Deciphering heterogeneity in subsurface structures underneath intraplate earthquake zones is an important element in understanding how stress is concentrated and how fault ruptures occur. In this paper, we focus on two intraplate earthquake zones in Hokkaido, Japan, where the Okhotsk, Pacific and Amurian plates are bounded. One is Teshikaga region where 11 large earthquakes (> M5) occurred during 1959 and 1967 (Hirota, 1969). Teshikaga region is located at the northern margin of the fore-arc sliver of the Kurile arc. The other one, located near the boundary between the Okhotsk and Amurian plates, is western part of Dohoku region where the 2004 Rumoi-nanbu earthquake (M6.1) occurred. We performed wide-band MT surveys and analyzed several 2D resistivity structures to image heterogeneity of the crustal structure beneath these two areas. These resistivity profiles were compared with gravity data and geological structureto discuss relationships between the intraplate earthquakes and crustal structures.

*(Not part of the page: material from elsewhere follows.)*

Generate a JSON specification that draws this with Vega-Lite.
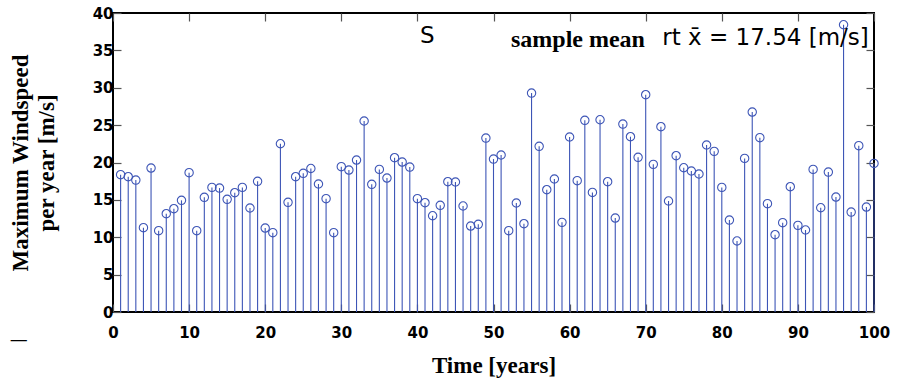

In Teshikaga area, a high resistivity (> 300 ohm-m) zone with a horizontal width of 10-20 km is imaged down to the depth of about 5 km from surface. The high resistivity zone seems to represent Miocene volcanic rocks. This was confirmed by borehole (NEDO, 1985) and gravity data. Aftershocks of the 1968 earthquake (Hirota, 1969) occurred in and around the high resistivity zone, suggesting that the earthquake occurred at more resistive and more competent zone where stress is concentrated. In the 2004 Rumoi-nanbu earthquake area, we analyzed resistivity structure along two profiles: one crosses the focal area (North profile), while the other (South profile) does not. In general, both profiles show low resistivity (1-10 ohm-m) from surface to a depth of about 5 km, and moderate resistivity (10-100 ohm-m) at deeper zone. However, the North and South profiles differ in that the former is characterized by a complex undulation within the upper low resistivity zone whereas the latter shows relatively simple structure. Comparison with surface geology suggests that the above complex undulation represents folding and faulting structure. These results imply that the crustal heterogeneity due to complex folding and faulting is related to the occurrence of the intraplate earthquake. Acknowledgement: We thank Japan National Oil Corporation for offering borehole data and Esashi Observatory of the Geographical Survey Institute for allowing us to use MT data.